The resulting data visualizations are a series of forecasting models varying in performance based on possible environmental factors. They are fit to this repurposed data, which any laboratory could use to help plan upcoming resourcing. This particular example uses ARIMA modeling to help decide whether additional staffing is needed during predictable, fluctuating lab throughput seasonality (e.g., increased workload due to flu season) in upcoming years.
As an added benefit of modern digital public health data collection, trained data engineers/scientists (like those at CSols) can now construct real-time diagnostic (heat) maps for public awareness (e.g., through government websites). This tool alone could help temper new disease outbreaks. If the public knows about a norovirus outbreak at a particular location, they can avoid it or prepare for it, thereby giving the virus fewer means of transfer.
By simply combining specimen counts from a LIMS and anonymized locational data (i.e., health labs cannot disclose protected health information like street addresses in curated datasets) from an enterprise resourcing planning (ERP) system for example, a novel diagnostic tool begins to take shape. By combining only two business systems that typically remain separate—ERP and LIMS—the public could benefit from proactive, real-time data insights. Like checking the weather before running errands, we could plan around certain crowded areas spiking for a particular outbreak. Maybe we change campgrounds or leave Fido at home if our camping trip is in the path of a Lyme Disease hotspot.

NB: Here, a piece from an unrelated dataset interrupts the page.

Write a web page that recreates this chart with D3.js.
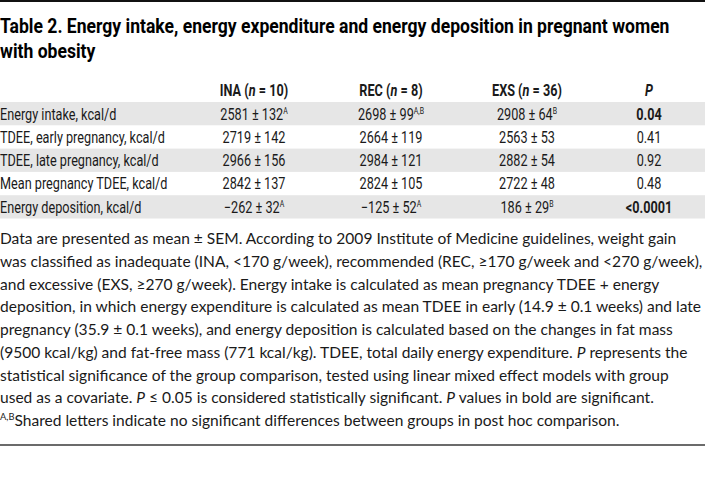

Overlaying the resulting heatmap from such data on applications like OpenStreetMap or Google Maps provides an easy-to-read data visual to help inform daily activities. In addition to public awareness, data engineers could also apply forecasting techniques (like the ARIMA example just discussed) to these visualizations to track the progress of troubled areas. Maybe diseases travel in predictable patterns like weather maps. Such an application overlay would provide intelligent planning options for the public, researchers, and officials. Local governments can then use this data to inform decisions like whether to lift restrictions and reopen businesses rather than following their gut instincts or bowing to political pressure.
In conclusion, we have arrived at a pivotal moment in history for analytics and public health. Laboratory analytical platforms like LIMS and ERP, statistical techniques like ARIMA forecasting, diagnostic tools like mapping applications, and rapid informational platforms like the Internet and social media for spreading information (true and false) have never been as advanced as they are at this current point in time.
▶ Related Reading: Four Data Visualization Tools
Combining these solutions present real-world applications for using data to make informed, proactive decisions rather than reactive guesses. Public health officials have never had such powerful tools available to allocate resources intelligently and take appropriate measures to contain outbreaks before they start.
If you had access to these data, how would you use them?